Swenson writes of contentedness: “It has so little cultural traction that I don’t even hear it in casual conversation, let alone preached or praised. The word contented has been replaced by driven, aggressive, hungry, ruthless, relentless.

Taking a deeper look, however, we notice that contentment has been a principle in good standing throughout history, endorsed by philosophers, statesmen, men of letters and theologians of all religions. Even if times were marked by destitution, tragedy and pestilence; even if gutters were filled with beggars, doorways filled with prostitutes and people beat each other with chickens; still, contentment was lifted high. Thought leaders endorsed contentment as a source of hidden comfort and riches, treasured within a human heart despite circumstances.
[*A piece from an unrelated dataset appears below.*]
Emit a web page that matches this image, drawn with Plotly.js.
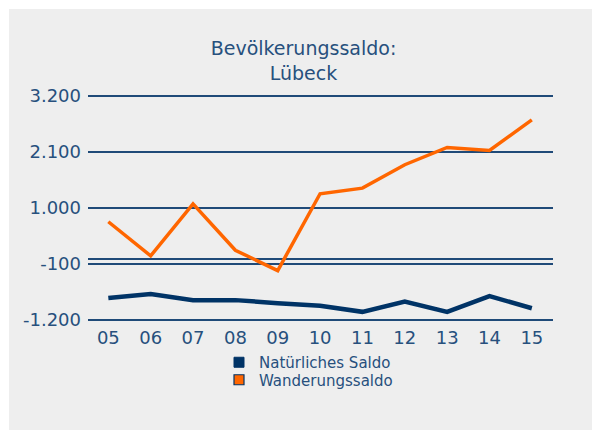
<!DOCTYPE html>
<html>
<head>
<meta charset="utf-8">
<script src="https://cdn.plot.ly/plotly-3.0.1.min.js"></script>
<style>
  html, body { margin: 0; padding: 0; background: #ffffff; }
  #bg { position: absolute; left: 9px; top: 9px; width: 583px; height: 421px; background: #eeeeee; }
  #chart { position: absolute; left: 0; top: 0; width: 593px; height: 432px; }
</style>
</head>
<body>
<div id="bg"></div>
<div id="chart"></div>
<script>
const years = ['05', '06', '07', '08', '09', '10', '11', '12', '13', '14', '15'];
const natuerlichesSaldo = [-770, -690, -810, -810, -870, -920, -1040, -840, -1040, -730, -970];
const wanderungssaldo = [730, 60, 1080, 170, -230, 1280, 1390, 1850, 2190, 2130, 2730];
const yTickVals = [-1200, -100, 1000, 2100, 3200];
const yTickText = ['-1.200', '-100', '1.000', '2.100', '3.200'];
const seriesNames = ['Natürliches Saldo', 'Wanderungssaldo'];
const titleLines = ['Bevölkerungssaldo:', 'Lübeck'];

const navy = '#003366';
const orange = '#ff6600';
const textColor = '#27507d';
const gridColor = '#1f4a78';
const fontFamily = 'DejaVu Sans, sans-serif';

const traces = [
  { type: 'scatter', mode: 'lines', x: years, y: natuerlichesSaldo, name: seriesNames[0],
    line: { color: navy, width: 4.5 }, showlegend: false, hoverinfo: 'skip' },
  { type: 'scatter', mode: 'lines', x: years, y: wanderungssaldo, name: seriesNames[1],
    line: { color: orange, width: 3.5 }, showlegend: false, hoverinfo: 'skip' },
  { type: 'scatter', mode: 'markers', x: [null], y: [null], name: seriesNames[0], legend: 'legend',
    marker: { symbol: 'square', size: 10, color: navy, line: { color: navy, width: 1 } } },
  { type: 'scatter', mode: 'markers', x: [null], y: [null], name: seriesNames[1], legend: 'legend2',
    marker: { symbol: 'square', size: 10, color: orange, line: { color: navy, width: 1.2 } } }
];

const legendBase = {
  orientation: 'v', xref: 'container', yref: 'container',
  xanchor: 'left', yanchor: 'top',
  bgcolor: 'rgba(0,0,0,0)', borderwidth: 0,
  font: { family: fontFamily, size: 15, color: textColor }
};

const layout = {
  width: 593, height: 432,
  paper_bgcolor: 'rgba(0,0,0,0)', plot_bgcolor: 'rgba(0,0,0,0)',
  margin: { l: 88, r: 40, t: 95, b: 111, autoexpand: false },
  font: { family: fontFamily, color: textColor, size: 18 },
  title: {
    text: titleLines.join('<br>'),
    font: { family: fontFamily, size: 19, color: textColor },
    xref: 'container', yref: 'container', x: 303.5 / 593, y: 1 - 55 / 432,
    xanchor: 'center', yanchor: 'middle'
  },
  xaxis: {
    type: 'category', range: [-0.48, 10.5],
    showgrid: false, zeroline: false, showline: false, ticks: '',
    tickfont: { family: fontFamily, size: 18, color: textColor },
    ticklabelstandoff: 4, fixedrange: true
  },
  yaxis: {
    range: [-1220, 3220], tickvals: yTickVals, ticktext: yTickText,
    showgrid: true, gridcolor: gridColor, gridwidth: 1.5,
    zeroline: true, zerolinecolor: gridColor, zerolinewidth: 1.5,
    showline: false, ticks: '',
    tickfont: { family: fontFamily, size: 18, color: textColor },
    ticklabelstandoff: 6, fixedrange: true
  },
  showlegend: true,
  legend: Object.assign({}, legendBase, { x: 219 / 593, y: 1 - 346 / 432 }),
  legend2: Object.assign({}, legendBase, { x: 219 / 593, y: 1 - 363.5 / 432 })
};

Plotly.newPlot('chart', traces, layout, { displayModeBar: false, staticPlot: true });
</script>
</body>
</html>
It is only recently that contentment has fallen out of favor. With the escalating totalitarianism of progress and economics, something had to give, so contentment was replaced by unbridled ambition. No one stopped to have a memorial service nor slowed to light a candle.” [2]

This autumn, won’t you join me in making margin and rest your ambition? Let’s slow down together, and purpose to let our hearts rest in contentedness, no matter the storm outside.

I’ll light a candle  or three to that.